Longer-Term Systemic Effects

  • Best‑interests primacy operationalized: The ruling operationalizes the best‑interests mandate by equipping courts with a preventative tool to halt questionable moves before harm occurs.
  • Clarified scope of deference: While maintaining deference to HHS’s expertise, the ruling reaffirms that courts have meaningful oversight and need not rubber‑stamp contested moves.
  • Sibling placement recalibrated: § 232.108’s sibling preference is reaffirmed as contingent—“whenever possible” and “in the best interests of each child,” without jeopardizing placement stability—rather than a trump over individual child welfare.
  • Procedural templates: Expect local practice to evolve toward standardized notice protocols for proposed moves, rapid‑response hearing calendars, and evidentiary proffers tailored to best‑interests analysis (including transition plans, attachment assessments, and trauma‑informed considerations).
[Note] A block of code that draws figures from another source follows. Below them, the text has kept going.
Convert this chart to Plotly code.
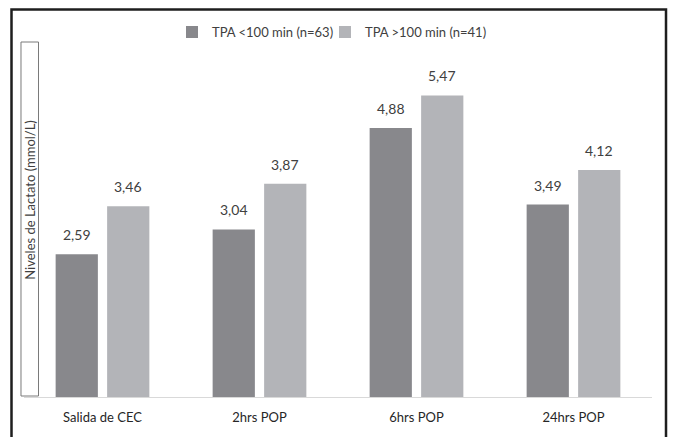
import plotly.graph_objects as go

# Lactate levels (mmol/L) by time point, split by TPA group
categories = ["Salida de CEC", "2hrs POP", "6hrs POP", "24hrs POP"]
tpa_menor = [2.59, 3.04, 4.88, 3.49]
tpa_mayor = [3.46, 3.87, 5.47, 4.12]
series_names = ["TPA <100 min (n=63)", "TPA >100 min (n=41)"]
series_colors = ["#88888c", "#b3b4b8"]

FONT = "Lato, Liberation Sans, sans-serif"
TEXT_COLOR = "#404040"


def fmt(v):
    return f"{v:.2f}".replace(".", ",")


fig = go.Figure()
for name, values, color, lg in zip(series_names, [tpa_menor, tpa_mayor],
                                   series_colors, ["legend", "legend2"]):
    fig.add_trace(go.Bar(
        x=categories, y=values, name=name, legend=lg,
        marker=dict(color=color, line=dict(width=0)),
        hoverinfo="skip",
    ))

# value labels above each bar
offsets = [-25.75, 25.75]
for values, dx in zip([tpa_menor, tpa_mayor], offsets):
    for cat, v in zip(categories, values):
        fig.add_annotation(
            x=cat, y=v, text=fmt(v), showarrow=False,
            xshift=dx, yshift=9, yanchor="bottom",
            font=dict(family=FONT, size=14, color=TEXT_COLOR),
        )

# boxed y-axis title
fig.add_shape(type="rect", xref="paper", yref="paper",
              x0=-0.0048, x1=0.0231, y0=0.0028, y1=1.0,
              line=dict(color="#7a7a7a", width=1), fillcolor="rgba(0,0,0,0)")
fig.add_annotation(
    xref="paper", yref="paper", x=(30 - 24) / 628, y=(402 - 202) / 360,
    text="Niveles de Lactato (mmol/L)", textangle=-90, showarrow=False,
    xanchor="center", yanchor="middle",
    font=dict(family=FONT, size=13, color=TEXT_COLOR),
)

# outer frame
fig.add_shape(type="rect", xref="paper", yref="paper",
              x0=-0.0199, x1=1.0223, y0=-0.3, y1=1.0917,
              line=dict(color="#1e1e1e", width=2.5), fillcolor="rgba(0,0,0,0)",
              layer="above")

legend_style = dict(
    orientation="h", xanchor="left",
    y=(402 - 32) / 360, yanchor="middle",
    font=dict(family=FONT, size=13, color=TEXT_COLOR),
    itemclick=False, itemdoubleclick=False, itemwidth=30,
    bgcolor="rgba(0,0,0,0)",
)

fig.update_layout(
    width=673, height=437,
    margin=dict(l=24, r=21, t=42, b=35),
    paper_bgcolor="white", plot_bgcolor="white",
    barmode="group", bargap=0.344, bargroupgap=0.18,
    showlegend=True,
    legend=dict(x=(172 - 24) / 628, **legend_style),
    legend2=dict(x=(325 - 24) / 628, **legend_style),
    font=dict(family=FONT, color=TEXT_COLOR),
    xaxis=dict(
        showline=True, linecolor="#d9d9d9", linewidth=1,
        showgrid=False, ticks="", ticklabelstandoff=8,
        tickfont=dict(family=FONT, size=13, color="#262626"),
        fixedrange=True,
    ),
    yaxis=dict(
        range=[0, 6.44], visible=False, showgrid=False, zeroline=False,
        fixedrange=True,
    ),
)

fig.write_html("out.html")
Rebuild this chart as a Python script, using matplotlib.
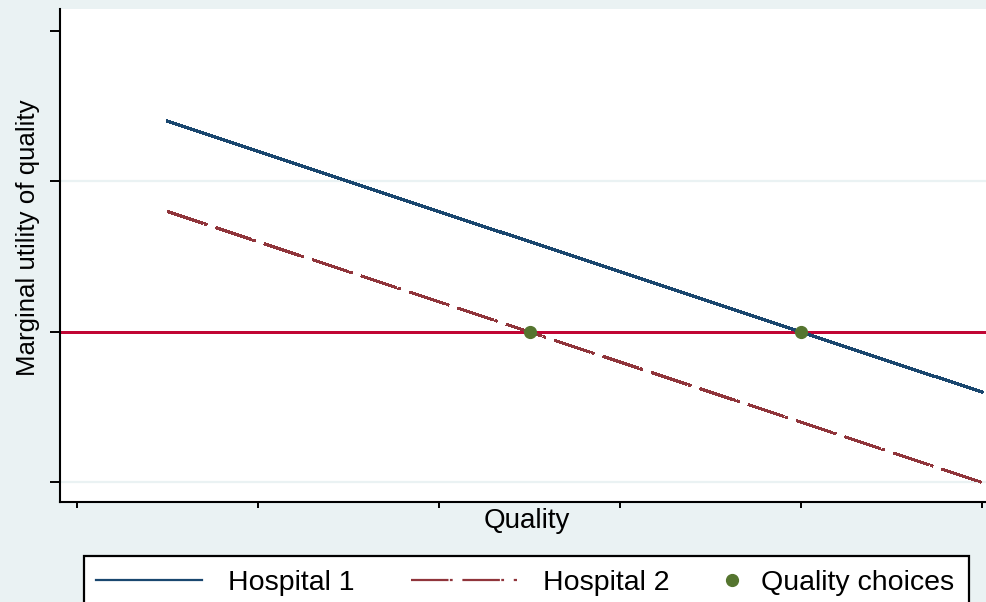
import matplotlib
matplotlib.use("Agg")
import matplotlib.pyplot as plt
from matplotlib.patches import Rectangle

plt.rcParams['font.family'] = ['Liberation Sans', 'DejaVu Sans']
plt.rcParams['lines.scale_dashes'] = False

# data
quality = [0.5, 5.0]
hospital1 = [1.4, -0.4]
hospital2 = [0.8, -1.0]
choice_x = [2.5, 4.0]
choice_y = [0.0, 0.0]
x_ticks = [0, 1, 2, 3, 4, 5]
y_ticks = [-1, 0, 1, 2]
grid_y = [-1, 1]

bg = '#EAF2F3'
navy = '#1A476F'
maroon = '#90353B'
green = '#55752F'
cranberry = '#C10534'

W, H = 987, 602
fig = plt.figure(figsize=(W / 100, H / 100), dpi=100, facecolor=bg)
ax = fig.add_axes([60 / W, 1 - 502 / H, 930 / W, 493 / H])
ax.set_facecolor('white')

for g in grid_y:
    ax.axhline(g, color=bg, lw=1.6, zorder=1)
ax.axhline(0, color=cranberry, lw=1.9, zorder=2, antialiased=False)

h1, = ax.plot(quality, hospital1, color=navy, lw=1.6, zorder=3,
              antialiased=False, label='Hospital 1')
h2, = ax.plot(quality, hospital2, color=maroon, lw=1.6, zorder=3,
              antialiased=False, dashes=(27, 1, 2, 7), label='Hospital 2')
h3, = ax.plot(choice_x, choice_y, 'o', color=green, ms=8.5, zorder=4,
              label='Quality choices')

ax.set_xlim(-0.094, 5.044)
ax.set_ylim(-1.13, 2.146)
ax.set_xticks(x_ticks)
ax.set_yticks(y_ticks)
ax.set_xticklabels([])
ax.set_yticklabels([])
ax.tick_params(axis='y', direction='out', length=7.2, width=1.4, color='black')
ax.tick_params(axis='x', direction='out', length=4.5, width=1.4, color='black')
for s in ['top', 'right']:
    ax.spines[s].set_visible(False)
for s in ['left', 'bottom']:
    ax.spines[s].set_linewidth(1.5)
    ax.spines[s].set_color('black')

fig.text(28 / W, 1 - 238 / H, 'Marginal utility of quality', rotation=90,
         ha='center', va='center', fontsize=18.6)
fig.text(527 / W, 1 - 528 / H, 'Quality', ha='center', va='baseline', fontsize=20)

# legend box, runs off the bottom edge like the reference
fig.patches.append(Rectangle((84 / W, -0.05), 885 / W, 0.05 + (1 - 556 / H),
                             transform=fig.transFigure, facecolor='white',
                             edgecolor='black', lw=1.6, zorder=1))

ly = 1 - 583 / H
entries = [(h1, 96, 3.72, 0.91), (h2, 411, 3.72, 0.91), (h3, 718, 1.0, 0.51)]
for handle, x0, hl, pad in entries:
    leg = fig.legend(handles=[handle], loc='center left', bbox_to_anchor=(x0 / W, ly),
                     frameon=False, fontsize=20.5, handlelength=hl, handletextpad=pad,
                     borderpad=0, borderaxespad=0, numpoints=1)
    leg.set_zorder(5)

fig.savefig('out.png', dpi=100, facecolor=bg)
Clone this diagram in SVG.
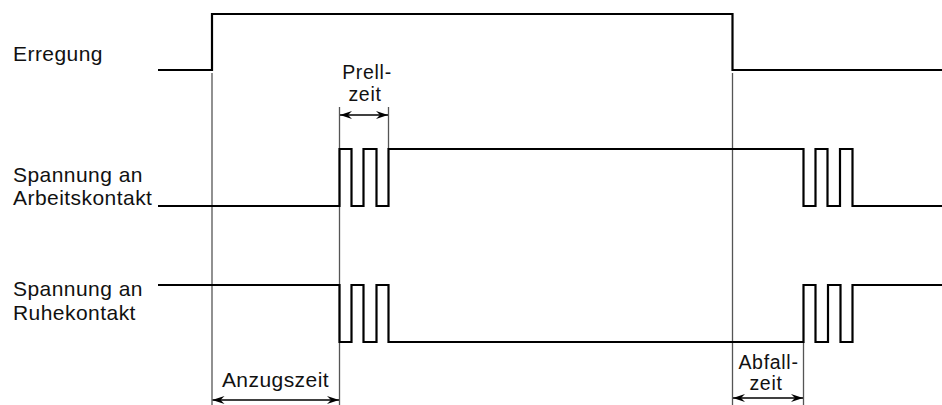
<svg xmlns="http://www.w3.org/2000/svg" width="942" height="405" viewBox="0 0 942 405">
<style>
.sig{fill:none;stroke:#000;stroke-width:2.2;stroke-linejoin:miter}
.ref{fill:none;stroke:#555;stroke-width:1.3}
.dim{fill:none;stroke:#000;stroke-width:1.6}
text{font-family:"Liberation Sans",Arial,sans-serif;font-size:21px;fill:#111;letter-spacing:0.45px}
.c{text-anchor:middle}
.s{font-size:19.5px;letter-spacing:0.7px}
</style>
<defs>
<marker id="ah" viewBox="0 0 12 8" refX="12" refY="4" markerWidth="12" markerHeight="8" markerUnits="userSpaceOnUse" orient="auto-start-reverse">
<path d="M0,0 L12,4 L0,8 L4,4 Z" fill="#000"/>
</marker>
</defs>
<rect width="942" height="405" fill="#fff"/>
<g id="labels">
<text x="13" y="61">Erregung</text>
<text x="13" y="182">Spannung an</text>
<text x="13" y="205">Arbeitskontakt</text>
<text x="13" y="296">Spannung an</text>
<text x="13" y="320">Ruhekontakt</text>
</g>
<g id="connectors">
<path class="ref" d="M212,73 V405"/>
<path class="ref" d="M339.5,107 V405"/>
<path class="ref" d="M388.5,107 V149"/>
<path class="ref" d="M732.5,73 V405"/>
<path class="ref" d="M803.5,342 V405"/>
</g>
<g id="erregung">
<path class="sig" d="M158,70 H212 V14 H732.5 V70 H942"/>
</g>
<g id="arbeitskontakt">
<path class="sig" d="M158,206 H339.5 V149 H351.5 V206 H363.5 V149 H376.5 V206 H388.5 V149 H803.5 V206 H815.5 V149 H827.5 V206 H840 V149 H852.5 V206 H942"/>
</g>
<g id="ruhekontakt">
<path class="sig" d="M158,285 H339.5 V342 H351.5 V285 H363.5 V342 H376.5 V285 H388.5 V342 H803.5 V285 H815.5 V342 H828 V285 H840.5 V342 H852.5 V285 H942"/>
</g>
<g id="prellzeit">
<path class="dim" d="M340,115 H388" marker-start="url(#ah)" marker-end="url(#ah)"/>
<text class="c s" x="367" y="79">Prell-</text>
<text class="c s" x="365" y="101">zeit</text>
</g>
<g id="anzugszeit">
<path class="dim" d="M212.5,400 H339" marker-start="url(#ah)" marker-end="url(#ah)"/>
<text class="c" x="275.5" y="387">Anzugszeit</text>
</g>
<g id="abfallzeit">
<path class="dim" d="M733,398 H803" marker-start="url(#ah)" marker-end="url(#ah)"/>
<text class="c s" x="768.5" y="369">Abfall-</text>
<text class="c s" x="766" y="390">zeit</text>
</g>
</svg>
Complex Concepts Simplified

  • Custody vs. placement: The court may transfer legal custody to HHS. Within that custody, HHS selects a particular placement (person or facility) from court‑authorized categories, subject to court review.
  • “Subject to court review”: Means a judge can examine the propriety of HHS’s specific placement selection. Today’s decision confirms this review can occur before a move happens and may be accompanied by a temporary stay.
  • Deference: Courts respect HHS’s expertise, but deference does not prevent courts from requiring HHS to justify moves and from stopping moves that may not serve the child’s best interests.
  • Best interests of the child: The controlling standard in chapter 232 matters; decisions should prioritize safety, stability, health, attachment, and developmental needs.
  • Preventative vs. remedial: Preventative actions stop harm before it occurs (e.g., staying a move pending a hearing). Remedial actions correct harm after the fact (e.g., returning a child after a harmful move). Chapter 232 is both.
  • Mootness & public-importance exception: Normally, courts do not decide moot issues. But if an issue is important, likely to recur, and likely to evade review (as in fast juvenile cases), courts may decide it to guide future conduct.
  • Certiorari: A special proceeding to review whether a lower court exceeded its jurisdiction or acted illegally. Here, the Supreme Court found the juvenile court acted within its authority.

Practice Pointers

  • For HHS: Provide prompt notice of intended moves; document best‑interests analysis, transition plans, and alternatives considered; be prepared for expedited hearings; collaborate with GALs and counsel to reduce conflict and trauma.
  • For GALs/Parents: If concerned about a move, promptly request review under § 232.102(1)(b)(1) and seek a temporary stay; marshal evidence on attachment, stability, and the child’s specific needs; address sibling dynamics with individualized best‑interests analysis.
  • For Juvenile Courts: When an interested party seeks review, consider issuing a narrowly tailored, temporary stay; schedule an expedited evidentiary hearing; apply the statutory burden (did HHS act unreasonably/irresponsibly, thereby failing to serve best interests?).

Unresolved Questions for Future Cases

  • What constitutes sufficient “emergency reasons” for HHS to move without prior hearing, and what evidentiary showing is required to support immediate action?
  • What notice and timing parameters should govern pre‑move hearings to balance child safety with due process and practical constraints?
  • How does the deference standard apply in close cases where professional opinions diverge, especially when sibling placement and individual stability compete?
  • What evidentiary tools (e.g., letters, reports) are most appropriate in expedited, equitable proceedings, and how should courts weigh them?

Conclusion

The Iowa Supreme Court’s decision establishes a clear and consequential principle: juvenile courts may temporarily stay HHS’s proposed placement changes and conduct pre‑implementation evidentiary review at the request of an interested party, in order to safeguard the child’s best interests under Iowa Code § 232.102. This reading harmonizes the statute with chapter 232’s preventative design, reaffirms that deference to HHS is not blind, and aligns sibling‑placement preferences with the overarching mandate to protect each child’s welfare and placement stability. Although the particular controversy became moot, the Court’s guidance will shape juvenile practice statewide by promoting collaboration, thoughtful transitions, and trauma‑aware decision‑making—ensuring that “best interests” is not an after‑the‑fact abstraction, but a standard enforced before a child is moved.